Because everyone’s stress level is different, and because stress taken to extreme depletes your body not only of its resistance but eventually of its life energy, stress is also a major factor in aging. In fact, one of the main theories of aging states that the body is able to withstand only so much stress and no more, and the faster this is used up, the faster it ages.
Stress Can Be Wonderful
But the idea that all stress is bad is patent nonsense. As human beings we would be little more than vegetables without some stress in our lives. Also, and most important, the more committed we are to the lives we are leading and the more right they are for us, the less likely we are to suffer the ravages of stress.

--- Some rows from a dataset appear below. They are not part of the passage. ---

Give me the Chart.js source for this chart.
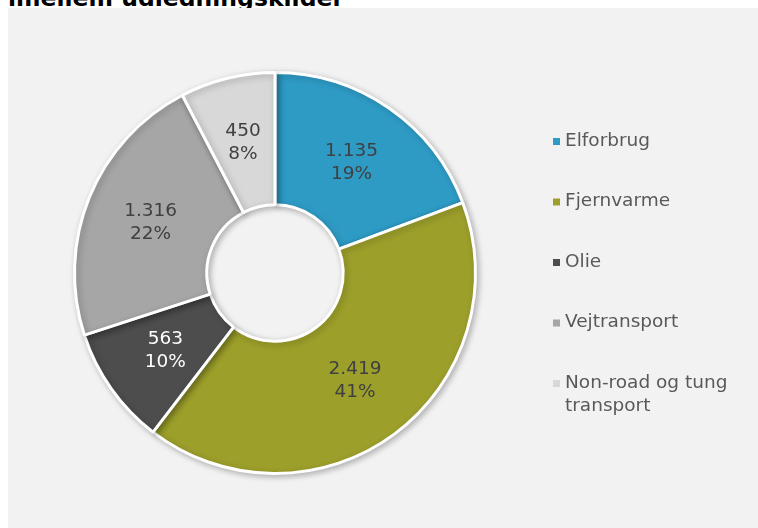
<!DOCTYPE html>
<html>
<head>
<meta charset="utf-8">
<script src="https://cdn.jsdelivr.net/npm/chart.js@4/dist/chart.umd.min.js"></script>
<style>
  body { margin: 0; background: #fff; width: 758px; height: 528px; overflow: hidden; position: relative; font-family: "DejaVu Sans", sans-serif; }
  #title { position: absolute; left: 8px; top: -15px; font-weight: bold; font-size: 23.5px; line-height: 26px; color: #000; white-space: nowrap; }
  #panel { position: absolute; left: 8px; top: 8px; width: 750px; height: 520px; background: #f2f2f2; }
</style>
</head>
<body>
<div id="title">imellem udledningskilder</div>
<div id="panel"><canvas id="chart" width="750" height="520"></canvas></div>
<script>
const labels = ['Elforbrug', 'Fjernvarme', 'Olie', 'Vejtransport', 'Non-road og tung transport'];
const values = [1135, 2419, 563, 1316, 450];
const colors = ['#2e9bc5', '#9c9f2a', '#4d4d4d', '#a6a6a6', '#d8d8d8'];
const labelColors = ['#404040', '#404040', '#ffffff', '#404040', '#404040'];

const total = values.reduce((a, b) => a + b, 0);
const fmt = v => String(v).replace(/\B(?=(\d{3})+(?!\d))/g, '.');

// soft shadow under the ring
const shadowPlugin = {
    id: 'ringShadow',
    beforeDatasetsDraw(chart) {
        const ctx = chart.ctx;
        ctx.save();
        ctx.shadowColor = 'rgba(0,0,0,0.25)';
        ctx.shadowBlur = 6;
        ctx.shadowOffsetX = 2;
        ctx.shadowOffsetY = 2;
    },
    afterDatasetsDraw(chart) {
        chart.ctx.restore();
    }
};

// value + percent in the middle of each slice
const sliceLabels = {
    id: 'sliceLabels',
    afterDraw(chart) {
        const ctx = chart.ctx;
        const meta = chart.getDatasetMeta(0);
        ctx.save();
        ctx.font = '18.5px "DejaVu Sans"';
        ctx.textAlign = 'center';
        ctx.textBaseline = 'middle';
        meta.data.forEach((arc, i) => {
            const p = arc.getProps(['x', 'y', 'startAngle', 'endAngle', 'innerRadius', 'outerRadius'], true);
            const mid = (p.startAngle + p.endAngle) / 2;
            const r = (p.innerRadius + p.outerRadius) / 2;
            const cx = p.x + Math.cos(mid) * r;
            const cy = p.y + Math.sin(mid) * r;
            ctx.fillStyle = labelColors[i];
            ctx.fillText(fmt(values[i]), cx, cy - 11.5);
            ctx.fillText(Math.round(values[i] / total * 100) + '%', cx, cy + 11.5);
        });
        ctx.restore();
    }
};

// legend on the right, wraps long names
const sideLegend = {
    id: 'sideLegend',
    afterDraw(chart) {
        const ctx = chart.ctx;
        ctx.save();
        ctx.font = '18.5px "DejaVu Sans"';
        ctx.textBaseline = 'middle';
        labels.forEach((lab, i) => {
            const y = 133 + i * 60.5;
            ctx.fillStyle = colors[i];
            ctx.fillRect(545, y - 3, 7, 7);
            // wrap
            const words = lab.split(' ');
            const lines = [];
            let cur = '';
            words.forEach(w => {
                const t = cur ? cur + ' ' + w : w;
                if (ctx.measureText(t).width > 185 && cur) { lines.push(cur); cur = w; }
                else cur = t;
            });
            lines.push(cur);
            ctx.fillStyle = '#595959';
            lines.forEach((ln, j) => ctx.fillText(ln, 557, y + j * 23));
        });
        ctx.restore();
    }
};

new Chart(document.getElementById('chart'), {
    type: 'doughnut',
    data: {
        labels: labels,
        datasets: [{
            data: values,
            backgroundColor: colors,
            borderColor: '#ffffff',
            borderWidth: 3
        }]
    },
    options: {
        responsive: false,
        animation: false,
        events: [],
        cutout: '34%',
        layout: { padding: { left: 65, top: 63, right: 281, bottom: 53 } },
        plugins: { legend: { display: false }, tooltip: { enabled: false } }
    },
    plugins: [shadowPlugin, sliceLabels, sideLegend]
});
</script>
</body>
</html>
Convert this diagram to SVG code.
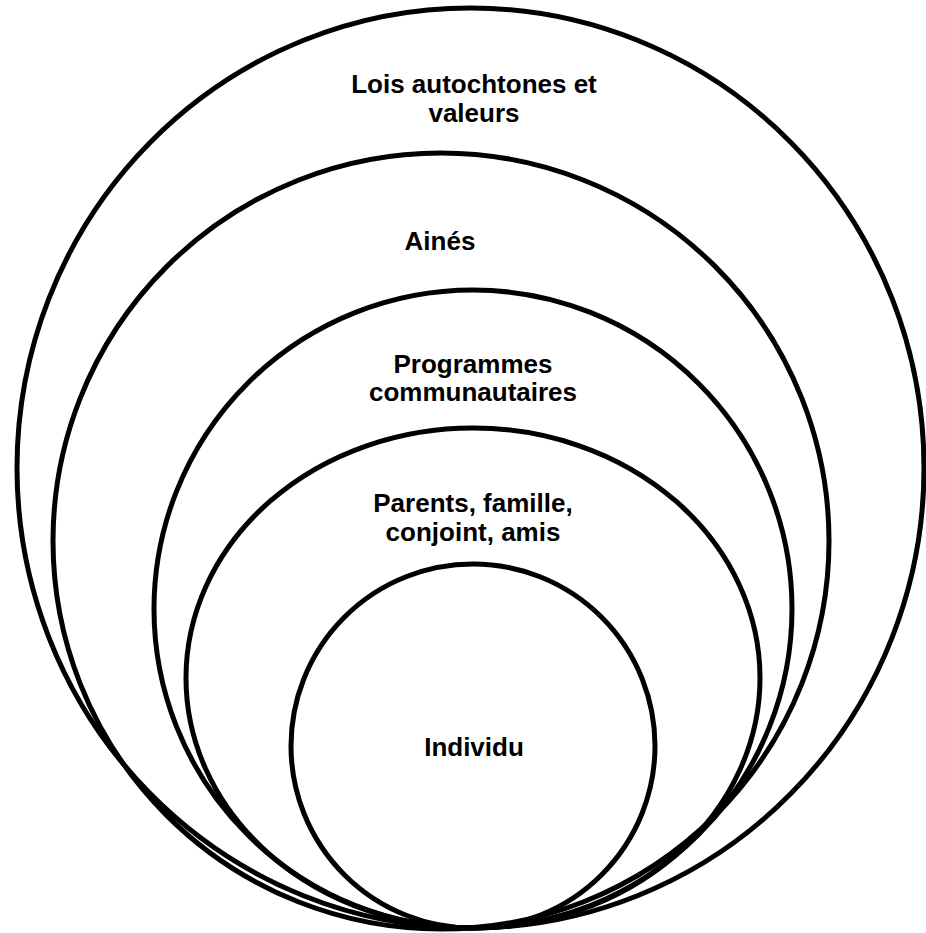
<svg xmlns="http://www.w3.org/2000/svg" width="926" height="933" viewBox="0 0 926 933">
<style>
.ring{fill:none;stroke:#000;stroke-width:5}
.lbl{font-family:"Liberation Sans",Arial,sans-serif;font-weight:bold;font-size:26px;fill:#000;text-anchor:middle}
</style>
<rect width="926" height="933" fill="#fff"/>
<g id="lois">
<ellipse class="ring" cx="470.5" cy="468" rx="453.5" ry="460"/>
<text class="lbl" x="474" y="93">Lois autochtones et</text>
<text class="lbl" x="474" y="122">valeurs</text>
</g>
<g id="aines">
<circle class="ring" cx="441" cy="541" r="388"/>
<text class="lbl" x="440" y="250">Ainés</text>
</g>
<g id="programmes">
<circle class="ring" cx="473" cy="609" r="319"/>
<text class="lbl" x="473" y="373">Programmes</text>
<text class="lbl" x="473" y="401">communautaires</text>
</g>
<g id="parents">
<ellipse class="ring" cx="473" cy="678" rx="287" ry="250"/>
<text class="lbl" x="473" y="512">Parents, famille,</text>
<text class="lbl" x="473" y="541">conjoint, amis</text>
</g>
<g id="individu">
<circle class="ring" cx="473" cy="746" r="182"/>
<text class="lbl" x="474" y="756">Individu</text>
</g>
<g id="connectors"/>
</svg>
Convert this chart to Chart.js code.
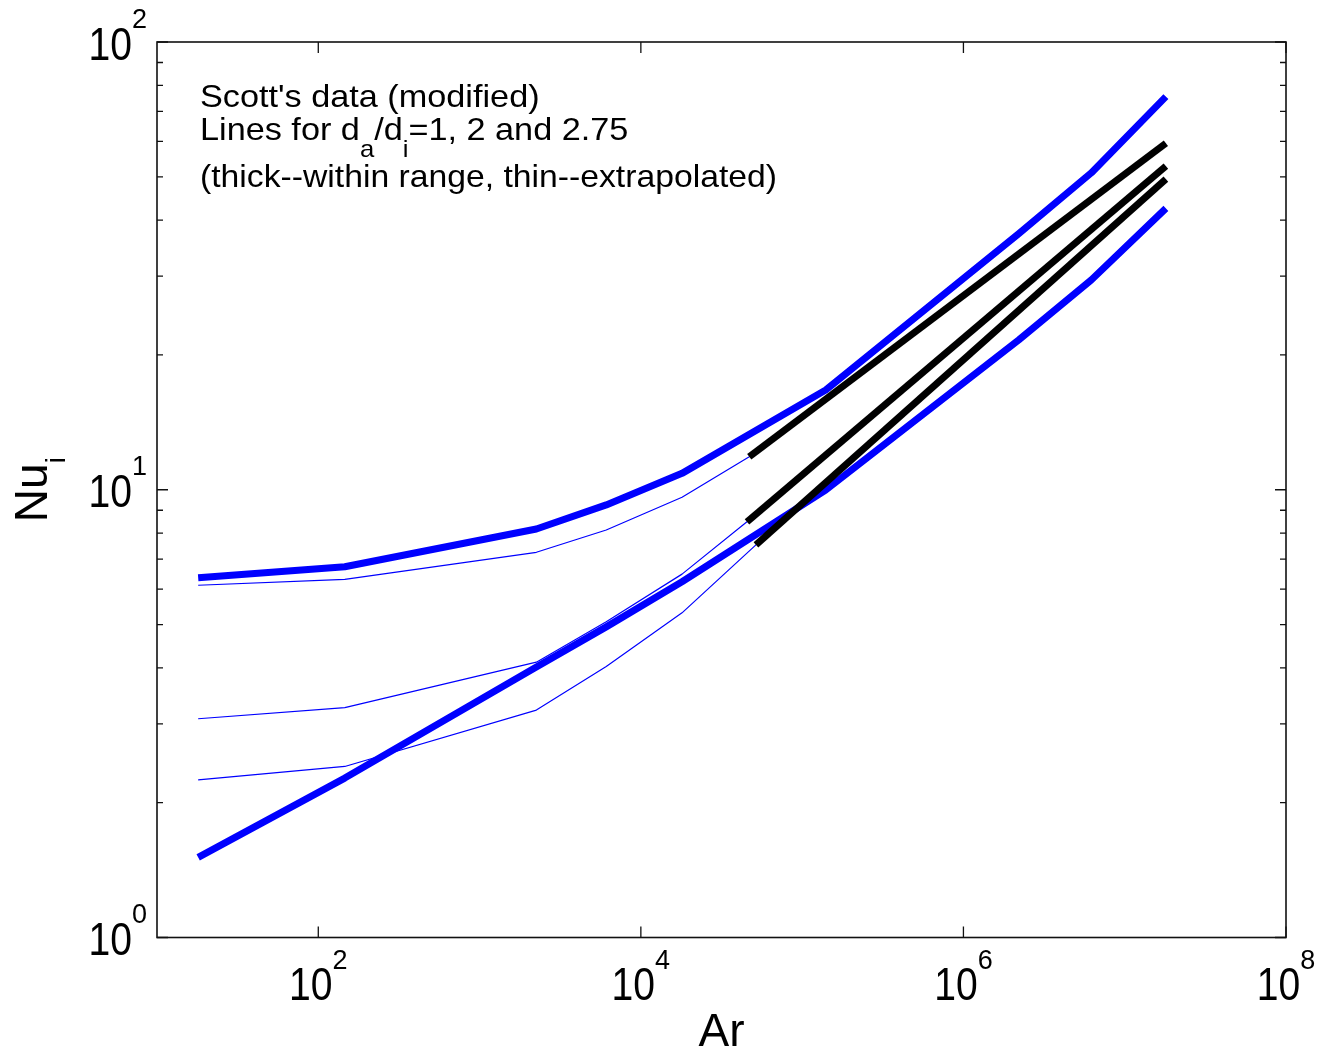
<!DOCTYPE html>
<html>
<head>
<meta charset="utf-8">
<script src="https://cdn.jsdelivr.net/npm/chart.js@4.4.1/dist/chart.umd.min.js"></script>
<style>
  html, body { margin: 0; padding: 0; background: #fff; }
  #wrap { width: 1325px; height: 1049px; position: relative; }
</style>
</head>
<body>
<div id="wrap"><canvas id="nu"></canvas></div>
<script>
// Ar knots shared by the two thick curves
const arKnots = [18, 146, 2250, 6100, 18000, 1.4e5, 2.2e6, 6.2e6, 1.8e7];
const nuThickUpper = [6.36, 6.73, 8.17, 9.25, 10.88, 16.7, 37.3, 51.0, 75.5];
const nuThickLower = [1.51, 2.27, 4.02, 4.94, 6.23, 9.99, 21.6, 29.4, 42.5];

// thin (extrapolated) curves, low-Ar part
const arThin = [18, 146, 2250, 6100, 18000];
const nuThin1 = [6.12, 6.31, 7.25, 8.13, 9.62];
const nuThin2 = [3.08, 3.26, 4.12, 5.07, 6.48];
const nuThin3 = [2.25, 2.41, 3.22, 4.03, 5.31];

// straight fits for d_a/d_i = 1, 2, 2.75 (start / end)
const arFitStart = [4.7e4, 4.55e4, 5.17e4];
const arFitEnd = [1.8e7, 1.8e7, 1.8e7];
const nuFitStart = [11.85, 8.48, 7.53];
const nuFitEnd = [59.4, 52.8, 49.4];

// axis ticks
const xMajorTicks = [1e2, 1e4, 1e6, 1e8];
const xTickExp = ['2', '4', '6', '8'];
const yMajorTicks = [1, 10, 100];
const yTickExp = ['0', '1', '2'];
const yMinorTicks = [2, 3, 4, 5, 6, 7, 8, 9, 20, 30, 40, 50, 60, 70, 80, 90];

const FONT = '"Liberation Sans", Arial, Helvetica, sans-serif';
const BLUE = '#0000ff';

const pts = (xs, ys) => xs.map((x, i) => ({ x: x, y: ys[i] }));
const thinNu = [nuThin1, nuThin2, nuThin3];

const fitSets = [0, 1, 2].map(k => ({
  data: pts([arFitStart[k], arFitEnd[k]], [nuFitStart[k], nuFitEnd[k]]),
  borderColor: '#000', borderWidth: 7
}));
const thinSets = [0, 1, 2].map(k => ({
  data: pts(arThin.concat([arFitStart[k], arFitEnd[k]]),
            thinNu[k].concat([nuFitStart[k], nuFitEnd[k]])),
  borderColor: BLUE, borderWidth: 1.2
}));
const thickSets = [nuThickUpper, nuThickLower].map(ys => ({
  data: pts(arKnots, ys),
  borderColor: BLUE, borderWidth: 7
}));

// draw a run of text pieces: [text, size, dy, xStretch]
function pieceWidth(ctx, p) {
  ctx.font = p[1] + 'px ' + FONT;
  return ctx.measureText(p[0]).width * p[3];
}
function runWidth(ctx, parts) {
  return parts.reduce((s, p) => s + pieceWidth(ctx, p), 0);
}
function drawRun(ctx, parts, x, y) {
  let cx = x;
  for (const p of parts) {
    const w = pieceWidth(ctx, p);
    ctx.save();
    ctx.translate(cx, y + p[2]);
    ctx.scale(p[3], 1);
    ctx.fillText(p[0], 0, 0);
    ctx.restore();
    cx += w;
  }
}

const axesPlugin = {
  id: 'matlabAxes',
  afterDatasetsDraw(chart) {
    const ctx = chart.ctx;
    const a = chart.chartArea;
    const xs = chart.scales.x, ys = chart.scales.y;
    const major = 11, minor = 6;
    ctx.save();
    ctx.strokeStyle = '#111';
    ctx.lineWidth = 1.3;
    ctx.beginPath();
    xMajorTicks.forEach(v => {
      const px = xs.getPixelForValue(v);
      ctx.moveTo(px, a.bottom); ctx.lineTo(px, a.bottom - major);
      ctx.moveTo(px, a.top); ctx.lineTo(px, a.top + major);
    });
    yMajorTicks.forEach(v => {
      const py = ys.getPixelForValue(v);
      ctx.moveTo(a.left, py); ctx.lineTo(a.left + major, py);
      ctx.moveTo(a.right, py); ctx.lineTo(a.right - major, py);
    });
    yMinorTicks.forEach(v => {
      const py = ys.getPixelForValue(v);
      ctx.moveTo(a.left, py); ctx.lineTo(a.left + minor, py);
      ctx.moveTo(a.right, py); ctx.lineTo(a.right - minor, py);
    });
    ctx.stroke();
    ctx.lineWidth = 1.6;
    ctx.strokeRect(a.left, a.top, a.right - a.left, a.bottom - a.top);

    ctx.fillStyle = '#000';
    ctx.textBaseline = 'alphabetic';
    ctx.textAlign = 'left';

    // x tick labels 10^n
    xMajorTicks.forEach((v, i) => {
      const parts = [['10', 46, 0, 0.85], [xTickExp[i], 27, -31, 1]];
      const w = runWidth(ctx, parts);
      drawRun(ctx, parts, xs.getPixelForValue(v) - w / 2, a.bottom + 62.5);
    });
    // y tick labels 10^n
    yMajorTicks.forEach((v, i) => {
      const parts = [['10', 46, 0, 0.85], [yTickExp[i], 27, -32, 1]];
      const w = runWidth(ctx, parts);
      drawRun(ctx, parts, a.left - 10 - w, ys.getPixelForValue(v) + 17.5);
    });

    // axis titles
    const arParts = [['Ar', 46, 0, 1]];
    drawRun(ctx, arParts, (a.left + a.right) / 2 - runWidth(ctx, arParts) / 2, a.bottom + 108.5);
    ctx.save();
    ctx.translate(47, (a.top + a.bottom) / 2);
    ctx.rotate(-Math.PI / 2);
    const nuParts = [['Nu', 46, 0, 1], ['i', 27, 18, 1]];
    drawRun(ctx, nuParts, -runWidth(ctx, nuParts) / 2, 0);
    ctx.restore();

    // note in the upper left corner
    const tx = a.left + 43, s = 1.07;
    drawRun(ctx, [["Scott's data (modified)", 32, 0, s]], tx, a.top + 65);
    drawRun(ctx, [['Lines for d', 32, 0, s], ['a', 24, 17, s], ['/d', 32, 0, s],
                  ['i', 24, 17, s], ['=1, 2 and 2.75', 32, 0, s]], tx, a.top + 98);
    drawRun(ctx, [['(thick--within range, thin--extrapolated)', 31.5, 0, s]], tx, a.top + 145);
    ctx.restore();
  }
};

new Chart(document.getElementById('nu'), {
  type: 'line',
  data: { datasets: fitSets.concat(thinSets, thickSets) },
  options: {
    responsive: true,
    maintainAspectRatio: false,
    animation: false,
    events: [],
    layout: { padding: { left: 157, right: 39, top: 42, bottom: 111.5 } },
    elements: {
      line: { tension: 0, fill: false, borderCapStyle: 'butt', borderJoinStyle: 'round' },
      point: { radius: 0 }
    },
    plugins: { legend: { display: false }, tooltip: { enabled: false } },
    scales: {
      x: { type: 'logarithmic', min: 10, max: 1e8, display: false },
      y: { type: 'logarithmic', min: 1, max: 100, display: false }
    }
  },
  plugins: [axesPlugin]
});
</script>
</body>
</html>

The women most susceptible to stress damage include those inclined to psychosomatic illness resulting from the constant conflict between what they are by nature and what, as a result of social and cultural pressures, they try to appear. This seems to me to be a particular problem for the twentieth-century woman. For the cultural and psychological stereotypes of femininity and womanliness can be heavy burdens to bear. They often have little to do with the true character of a particular woman— little to do with the self—although conditioning and the will to please have often made women accept them. But it works the other way too: many of the more dynamic, aggressive women who have striven to shed these stereotypes have their own burdens to carry in the image of the hard-driving, liberated female always eager for new challenges and always moving forward. For like a piece of elastic constantly stretched, they can eventually snap or only partly return to normal. So even those who by their nature seek out challenges eventually wear out. Nobody can live under constant strain. And any image one is forced to uphold only strains a person unnecessarily, not to mention what it can do toward destroying one’s ability to enjoy and find meaning in one’s life.